#### [Exercise requirements]
Look through the lines below and extract each one that contains "this".
#### Input rows
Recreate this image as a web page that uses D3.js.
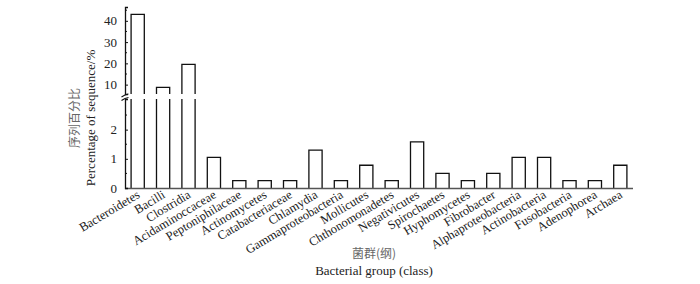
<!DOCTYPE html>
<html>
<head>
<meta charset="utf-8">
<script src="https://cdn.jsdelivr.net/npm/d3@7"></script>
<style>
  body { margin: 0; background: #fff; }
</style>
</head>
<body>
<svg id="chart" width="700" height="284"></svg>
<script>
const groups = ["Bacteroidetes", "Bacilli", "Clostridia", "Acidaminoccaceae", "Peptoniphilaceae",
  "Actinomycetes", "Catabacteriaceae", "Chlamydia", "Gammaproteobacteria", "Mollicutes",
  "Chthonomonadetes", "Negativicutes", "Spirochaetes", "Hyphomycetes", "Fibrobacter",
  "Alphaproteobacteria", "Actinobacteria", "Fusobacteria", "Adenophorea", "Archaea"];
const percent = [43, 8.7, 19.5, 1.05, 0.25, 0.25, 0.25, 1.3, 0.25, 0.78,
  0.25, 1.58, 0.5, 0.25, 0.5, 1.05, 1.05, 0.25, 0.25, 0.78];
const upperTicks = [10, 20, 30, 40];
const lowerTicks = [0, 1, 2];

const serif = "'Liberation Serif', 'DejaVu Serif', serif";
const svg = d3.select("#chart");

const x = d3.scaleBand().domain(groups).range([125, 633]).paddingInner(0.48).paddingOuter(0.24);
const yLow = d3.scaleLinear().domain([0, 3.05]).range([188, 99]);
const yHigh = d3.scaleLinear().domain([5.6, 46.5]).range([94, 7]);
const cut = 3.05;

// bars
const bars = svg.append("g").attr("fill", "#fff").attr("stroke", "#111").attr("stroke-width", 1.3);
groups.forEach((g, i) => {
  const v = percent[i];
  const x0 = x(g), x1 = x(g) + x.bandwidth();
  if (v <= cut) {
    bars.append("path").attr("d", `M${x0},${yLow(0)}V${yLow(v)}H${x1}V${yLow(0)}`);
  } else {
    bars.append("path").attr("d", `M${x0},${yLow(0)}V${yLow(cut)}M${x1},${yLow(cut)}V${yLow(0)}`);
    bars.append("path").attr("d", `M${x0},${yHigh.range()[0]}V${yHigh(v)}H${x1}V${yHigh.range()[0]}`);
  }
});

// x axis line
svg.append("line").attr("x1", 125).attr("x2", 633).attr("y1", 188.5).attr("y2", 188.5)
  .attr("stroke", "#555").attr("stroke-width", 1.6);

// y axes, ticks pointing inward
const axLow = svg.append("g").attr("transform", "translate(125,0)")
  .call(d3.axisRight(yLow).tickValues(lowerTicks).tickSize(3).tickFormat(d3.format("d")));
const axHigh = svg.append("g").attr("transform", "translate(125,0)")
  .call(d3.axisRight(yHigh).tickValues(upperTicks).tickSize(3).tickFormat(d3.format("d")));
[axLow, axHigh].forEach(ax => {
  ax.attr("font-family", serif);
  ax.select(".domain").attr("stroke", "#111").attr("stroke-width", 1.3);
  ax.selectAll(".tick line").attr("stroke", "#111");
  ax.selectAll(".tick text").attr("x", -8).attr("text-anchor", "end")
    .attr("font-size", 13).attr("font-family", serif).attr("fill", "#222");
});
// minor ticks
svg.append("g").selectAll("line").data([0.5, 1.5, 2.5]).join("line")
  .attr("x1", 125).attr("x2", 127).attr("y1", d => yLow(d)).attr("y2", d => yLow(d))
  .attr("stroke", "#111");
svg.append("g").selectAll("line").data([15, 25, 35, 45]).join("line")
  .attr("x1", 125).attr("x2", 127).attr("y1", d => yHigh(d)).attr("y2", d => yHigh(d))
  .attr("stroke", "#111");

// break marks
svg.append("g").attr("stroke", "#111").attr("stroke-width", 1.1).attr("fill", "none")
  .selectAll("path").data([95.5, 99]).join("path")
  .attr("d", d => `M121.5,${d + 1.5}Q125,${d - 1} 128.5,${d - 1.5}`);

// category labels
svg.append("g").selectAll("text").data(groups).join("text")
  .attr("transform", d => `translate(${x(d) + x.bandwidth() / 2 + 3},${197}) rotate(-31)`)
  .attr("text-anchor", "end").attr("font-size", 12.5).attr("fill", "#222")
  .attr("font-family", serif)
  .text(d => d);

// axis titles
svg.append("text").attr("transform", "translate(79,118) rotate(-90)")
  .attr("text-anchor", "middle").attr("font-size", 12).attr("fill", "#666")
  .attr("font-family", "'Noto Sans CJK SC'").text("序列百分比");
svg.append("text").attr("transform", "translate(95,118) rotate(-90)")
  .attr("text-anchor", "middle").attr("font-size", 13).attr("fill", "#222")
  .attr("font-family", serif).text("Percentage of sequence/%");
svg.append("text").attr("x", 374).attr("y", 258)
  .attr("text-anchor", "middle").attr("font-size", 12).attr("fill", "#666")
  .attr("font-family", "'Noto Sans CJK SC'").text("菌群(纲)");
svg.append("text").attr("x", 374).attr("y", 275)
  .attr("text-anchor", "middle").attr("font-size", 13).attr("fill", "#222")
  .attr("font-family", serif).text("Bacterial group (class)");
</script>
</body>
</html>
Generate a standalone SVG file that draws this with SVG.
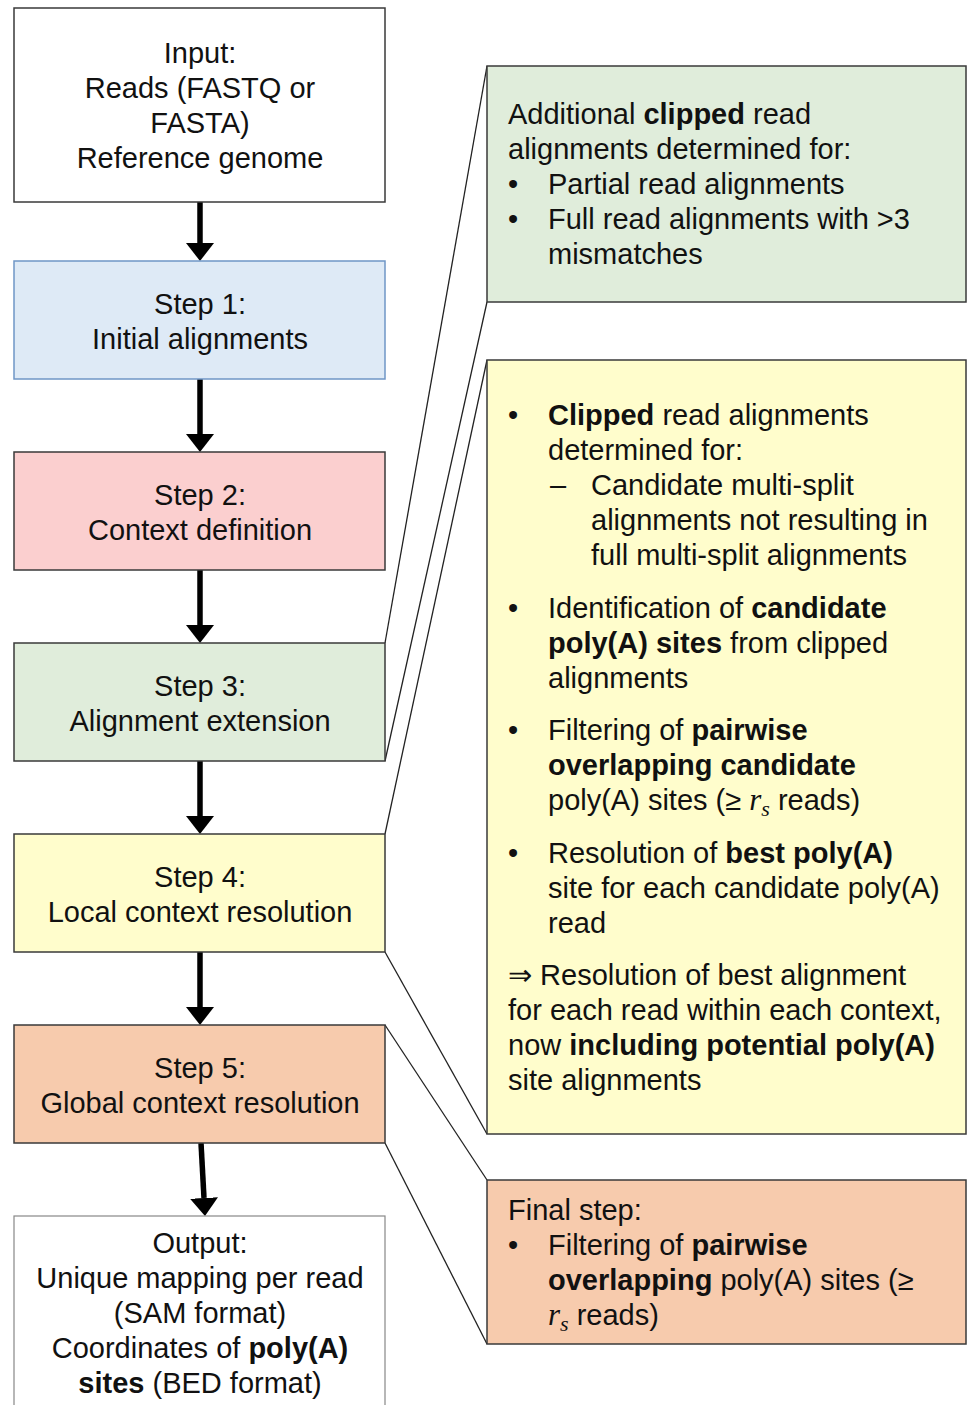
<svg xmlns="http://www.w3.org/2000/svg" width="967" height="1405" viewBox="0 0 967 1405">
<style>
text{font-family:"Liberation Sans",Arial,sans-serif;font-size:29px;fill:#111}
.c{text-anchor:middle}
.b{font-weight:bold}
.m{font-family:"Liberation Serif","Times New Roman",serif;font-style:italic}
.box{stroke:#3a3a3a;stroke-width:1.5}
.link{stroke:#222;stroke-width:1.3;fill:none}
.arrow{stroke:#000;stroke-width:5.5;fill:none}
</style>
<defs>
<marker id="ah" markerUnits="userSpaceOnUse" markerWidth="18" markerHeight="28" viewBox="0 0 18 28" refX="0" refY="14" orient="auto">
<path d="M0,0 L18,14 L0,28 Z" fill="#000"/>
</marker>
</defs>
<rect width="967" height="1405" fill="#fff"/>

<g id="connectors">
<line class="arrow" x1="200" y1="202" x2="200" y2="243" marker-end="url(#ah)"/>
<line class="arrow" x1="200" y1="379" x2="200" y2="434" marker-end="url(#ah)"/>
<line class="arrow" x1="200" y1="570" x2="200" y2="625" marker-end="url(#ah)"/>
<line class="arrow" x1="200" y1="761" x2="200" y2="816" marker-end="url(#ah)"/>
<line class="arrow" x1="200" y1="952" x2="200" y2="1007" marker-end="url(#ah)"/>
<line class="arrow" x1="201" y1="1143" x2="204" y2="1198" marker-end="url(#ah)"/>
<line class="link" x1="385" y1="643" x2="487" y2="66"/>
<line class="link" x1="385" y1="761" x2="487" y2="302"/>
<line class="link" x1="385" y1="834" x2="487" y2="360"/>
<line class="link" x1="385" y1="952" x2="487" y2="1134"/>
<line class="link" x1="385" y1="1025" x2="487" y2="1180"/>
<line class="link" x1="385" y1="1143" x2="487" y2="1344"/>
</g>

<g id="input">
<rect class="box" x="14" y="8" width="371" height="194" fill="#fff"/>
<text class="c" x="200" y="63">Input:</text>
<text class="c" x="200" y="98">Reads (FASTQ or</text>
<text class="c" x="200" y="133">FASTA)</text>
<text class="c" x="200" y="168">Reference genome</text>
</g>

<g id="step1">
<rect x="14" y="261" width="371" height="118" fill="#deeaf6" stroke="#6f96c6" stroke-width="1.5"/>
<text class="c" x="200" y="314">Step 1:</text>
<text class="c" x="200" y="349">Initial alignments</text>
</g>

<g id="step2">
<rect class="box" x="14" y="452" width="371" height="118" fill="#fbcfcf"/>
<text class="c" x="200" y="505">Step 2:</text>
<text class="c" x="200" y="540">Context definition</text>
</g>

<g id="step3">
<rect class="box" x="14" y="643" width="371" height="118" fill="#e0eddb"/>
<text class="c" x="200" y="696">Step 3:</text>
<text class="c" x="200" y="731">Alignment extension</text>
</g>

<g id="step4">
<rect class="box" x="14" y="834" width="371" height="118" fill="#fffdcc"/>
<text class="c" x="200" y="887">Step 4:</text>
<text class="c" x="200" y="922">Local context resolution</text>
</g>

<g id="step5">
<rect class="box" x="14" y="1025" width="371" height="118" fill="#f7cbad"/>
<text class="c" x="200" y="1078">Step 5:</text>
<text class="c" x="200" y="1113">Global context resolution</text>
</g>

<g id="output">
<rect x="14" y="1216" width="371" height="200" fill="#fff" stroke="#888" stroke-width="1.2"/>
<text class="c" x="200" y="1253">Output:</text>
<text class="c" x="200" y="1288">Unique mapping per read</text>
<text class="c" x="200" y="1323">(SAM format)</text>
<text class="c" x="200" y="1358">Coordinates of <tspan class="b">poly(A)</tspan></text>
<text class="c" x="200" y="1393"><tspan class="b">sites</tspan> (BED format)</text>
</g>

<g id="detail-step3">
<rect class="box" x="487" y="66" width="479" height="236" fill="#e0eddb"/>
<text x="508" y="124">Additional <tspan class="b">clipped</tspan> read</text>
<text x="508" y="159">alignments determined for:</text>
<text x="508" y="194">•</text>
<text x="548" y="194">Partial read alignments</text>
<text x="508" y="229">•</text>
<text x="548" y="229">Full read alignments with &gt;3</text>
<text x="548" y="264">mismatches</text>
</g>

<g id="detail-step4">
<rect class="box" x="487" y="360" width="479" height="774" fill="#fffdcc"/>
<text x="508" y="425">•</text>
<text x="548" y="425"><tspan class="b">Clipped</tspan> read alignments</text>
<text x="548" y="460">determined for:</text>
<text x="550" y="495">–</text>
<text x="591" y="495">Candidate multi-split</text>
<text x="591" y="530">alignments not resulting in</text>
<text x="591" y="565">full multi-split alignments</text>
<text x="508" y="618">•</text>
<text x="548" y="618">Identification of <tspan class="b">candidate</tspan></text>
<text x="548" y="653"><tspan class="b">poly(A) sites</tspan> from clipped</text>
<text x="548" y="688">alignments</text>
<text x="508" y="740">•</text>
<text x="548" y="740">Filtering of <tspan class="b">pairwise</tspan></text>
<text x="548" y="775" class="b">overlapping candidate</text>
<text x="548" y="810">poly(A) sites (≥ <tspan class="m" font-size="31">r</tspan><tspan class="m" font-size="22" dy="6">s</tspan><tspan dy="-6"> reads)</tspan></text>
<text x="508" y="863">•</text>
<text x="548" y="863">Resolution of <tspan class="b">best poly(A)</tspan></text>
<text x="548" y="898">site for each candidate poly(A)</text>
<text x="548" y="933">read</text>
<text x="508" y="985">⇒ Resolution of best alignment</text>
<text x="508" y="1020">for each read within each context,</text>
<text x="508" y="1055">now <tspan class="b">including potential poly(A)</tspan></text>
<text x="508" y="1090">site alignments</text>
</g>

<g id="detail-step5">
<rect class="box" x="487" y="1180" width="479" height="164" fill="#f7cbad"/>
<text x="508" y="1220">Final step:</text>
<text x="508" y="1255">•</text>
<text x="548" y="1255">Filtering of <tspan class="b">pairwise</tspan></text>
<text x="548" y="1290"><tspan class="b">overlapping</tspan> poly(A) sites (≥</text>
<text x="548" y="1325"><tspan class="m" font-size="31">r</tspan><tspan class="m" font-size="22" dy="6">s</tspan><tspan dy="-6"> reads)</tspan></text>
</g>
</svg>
########
#### [Written solution]
Recreate this image as a web page that uses D3.js.
Generate a standalone SVG file that draws this with SVG.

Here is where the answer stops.